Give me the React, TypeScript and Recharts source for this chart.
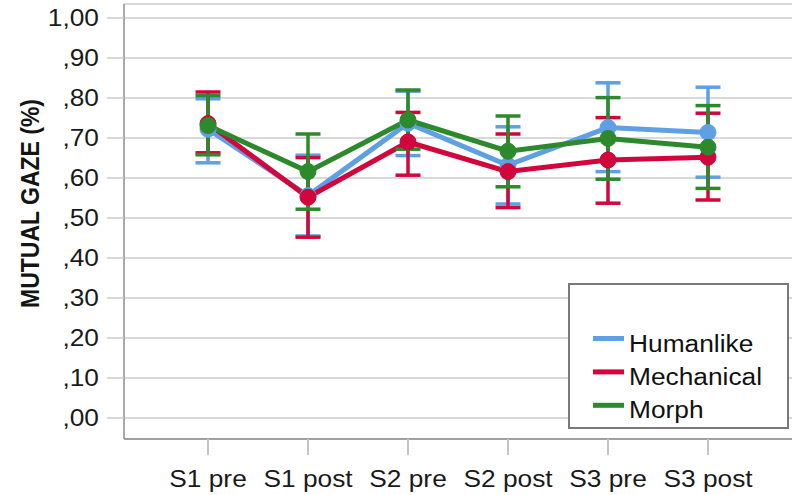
import React from "react";
import { LineChart, Line, XAxis, YAxis, CartesianGrid, ErrorBar } from "recharts";

// Mean mutual gaze per session, with lower / upper CI bounds
const sessions = ["S1 pre", "S1 post", "S2 pre", "S2 post", "S3 pre", "S3 post"];

const humanlikeMean = [0.722, 0.556, 0.737, 0.632, 0.726, 0.714];
const humanlikeLow = [0.638, 0.455, 0.656, 0.535, 0.616, 0.602];
const humanlikeHigh = [0.798, 0.657, 0.817, 0.728, 0.838, 0.827];

const mechanicalMean = [0.736, 0.552, 0.69, 0.616, 0.645, 0.652];
const mechanicalLow = [0.663, 0.452, 0.607, 0.526, 0.537, 0.545];
const mechanicalHigh = [0.815, 0.651, 0.764, 0.71, 0.751, 0.762];

const morphMean = [0.731, 0.616, 0.745, 0.667, 0.699, 0.677];
const morphLow = [0.658, 0.522, 0.672, 0.578, 0.597, 0.574];
const morphHigh = [0.806, 0.71, 0.82, 0.755, 0.801, 0.781];

const yTicks = [0, 0.1, 0.2, 0.3, 0.4, 0.5, 0.6, 0.7, 0.8, 0.9, 1.0];

const series = [
  { key: "humanlike", name: "Humanlike", color: "#5f9fe6", mean: humanlikeMean, low: humanlikeLow, high: humanlikeHigh },
  { key: "mechanical", name: "Mechanical", color: "#d2063c", mean: mechanicalMean, low: mechanicalLow, high: mechanicalHigh },
  { key: "morph", name: "Morph", color: "#2c8a2c", mean: morphMean, low: morphLow, high: morphHigh },
];

const data = sessions.map((session, i) => {
  const row: Record<string, any> = { session };
  series.forEach((s) => {
    row[s.key] = s.mean[i];
    row[s.key + "Err"] = [s.mean[i] - s.low[i], s.high[i] - s.mean[i]];
  });
  return row;
});

const FONT = "'Liberation Sans', Arial, sans-serif";
const STRETCH = 1.12;

const fmt = (v: number) => v.toFixed(2).replace(".", ",").replace(/^0/, "");

const XTick = ({ x, y, payload }: any) => (
  <g transform={`translate(${x},${y})`}>
    <text transform={`scale(${STRETCH},1)`} textAnchor="middle" dy="0.71em" fontSize={23.5} fontFamily={FONT} fill="#1a1a1a">
      {payload.value}
    </text>
  </g>
);

const YTick = ({ x, y, payload }: any) => (
  <g transform={`translate(${x},${y})`}>
    <text transform={`scale(${STRETCH},1)`} textAnchor="end" dy="0.355em" fontSize={23.5} fontFamily={FONT} fill="#1a1a1a">
      {fmt(payload.value)}
    </text>
  </g>
);

export default function App() {
  return (
    <div style={{ position: "absolute", left: 0, top: 0, width: 792, height: 495, background: "#fff" }}>
      <LineChart width={792} height={495} data={data} margin={{ top: 4, right: 0, left: 0, bottom: 0 }}>
        <CartesianGrid vertical={false} stroke="#cccccc" strokeWidth={1.5} />
        <XAxis
          dataKey="session"
          height={56}
          padding={{ left: 84, right: 84 }}
          tickSize={16}
          tickMargin={15}
          tickLine={{ stroke: "#c4c4c4", strokeWidth: 2 }}
          axisLine={{ stroke: "#8c8c8c", strokeWidth: 1.5 }}
          tick={<XTick />}
        />
        <YAxis
          type="number"
          width={124}
          domain={[-0.0525, 1.035]}
          ticks={yTicks}
          tickSize={17}
          tickMargin={8}
          tickLine={{ stroke: "#cccccc", strokeWidth: 1.5 }}
          axisLine={{ stroke: "#8c8c8c", strokeWidth: 1.5 }}
          tick={<YTick />}
        />
        {series.map((s) => (
          <Line
            key={s.key}
            dataKey={s.key}
            name={s.name}
            stroke={s.color}
            strokeWidth={5}
            dot={{ r: 8, fill: s.color, stroke: s.color, strokeWidth: 1 }}
            activeDot={false}
            isAnimationActive={false}
          >
            <ErrorBar dataKey={s.key + "Err"} direction="y" width={12.5} stroke={s.color} strokeWidth={3.5} />
          </Line>
        ))}
      </LineChart>

      {/* axis title and legend box drawn over the chart */}
      <svg width={792} height={495} style={{ position: "absolute", left: 0, top: 0, pointerEvents: "none" }}>
        <text
          transform={`translate(30,203.5) scale(${STRETCH},1) rotate(-90)`}
          textAnchor="middle"
          dy="0.355em"
          fontSize={23}
          fontWeight="bold"
          fontFamily={FONT}
          fill="#141414"
        >
          MUTUAL GAZE (%)
        </text>
        <rect x={569} y={284} width={219} height={144} fill="#fff" stroke="#7a7a7a" strokeWidth={2} />
        {series.map((s, i) => (
          <g key={s.key} transform={`translate(0,${i * 33.4})`}>
            <rect x={593} y={336} width={31} height={5} fill={s.color} />
            <text
              transform={`translate(629,351.5) scale(${STRETCH},1)`}
              fontSize={23.5}
              fontFamily={FONT}
              fill="#111"
            >
              {s.name}
            </text>
          </g>
        ))}
      </svg>
    </div>
  );
}
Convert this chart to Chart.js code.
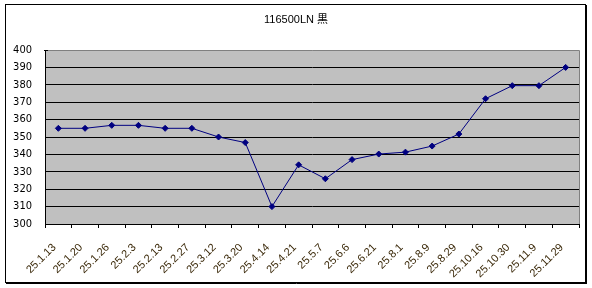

◆ ◆ ◆

YOUR OBJECTIVE → Skip the pictures, please, and transcribe only the lines from the beginning of the material through the one that contains "YAxis, CartesianGrid, ErrorBar".

SOLUTION TO THE EXERCISE →
Give me the React, TypeScript and Recharts source for this chart.
import React from "react";
import { LineChart, Line, XAxis, YAxis, CartesianGrid, ErrorBar } from "recharts";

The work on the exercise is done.